Copier les secrets des meilleurs PDG


Les « trois mousquetaires » - c'est leur surnom - ont à peine trente ans et veulent copier ce qui se fait de mieux dans le monde. « Ce ne sont pas des génies, mais des éponges », raconte l'homme d'affaires Claudio Galeazzi, qui les a beaucoup côtoyés dans les années 1980. « Ils n'éprouvent aucune honte à copier les meilleurs modèles de management. Ils les améliorent, en apportant leur propre touche », ajoute-t-il. Les trois hommes écrivent ainsi aux plus grands PDG du monde pour comprendre les secrets de leur réussite.

Le fondateur de Walmart, Sam Walton, accepte de les recevoir dans son fief de l'Arkansas. Il confie sa haine des dépenses inutiles. Les jeunes Brésiliens ont trouvé leur mentor. C'est de lui que viendrait leur soif inaltérable d'économies. « Les coûts sont comme les ongles. Il faut les couper constamment », a l'habitude de dire Carlos Sicupira.

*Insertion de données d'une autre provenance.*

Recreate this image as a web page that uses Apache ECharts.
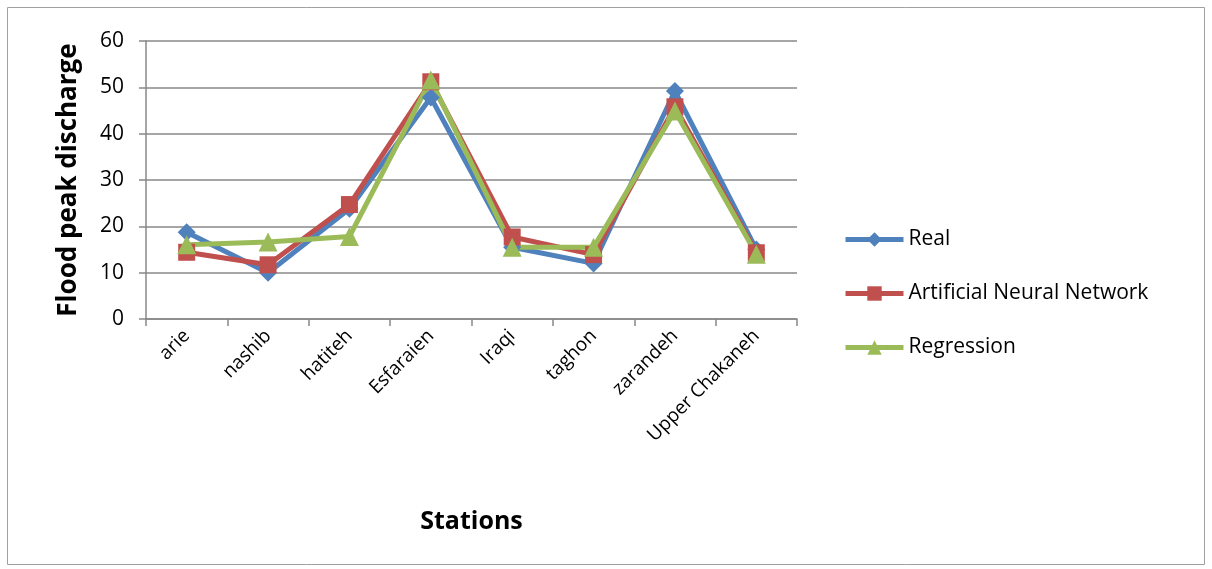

Le fondateur de General Electric, Jack Welsh, est leur autre modèle. Les trois amis ont repris à leur compte le fameux principe du 20-70-10 : promouvoir les 20 % au sommet, conserver les 70 % au centre et remercier les 10 % plus mauvais.

Au milieu des années 1990, Jorge Lemann se trouve au sommet de sa gloire. Il a racheté les bières brésiliennes Brahma. Une marque en déclin qui, de fusion en fusion, donnera naissance au numéro un mondial AB InBev, que l'on connaît aujourd'hui.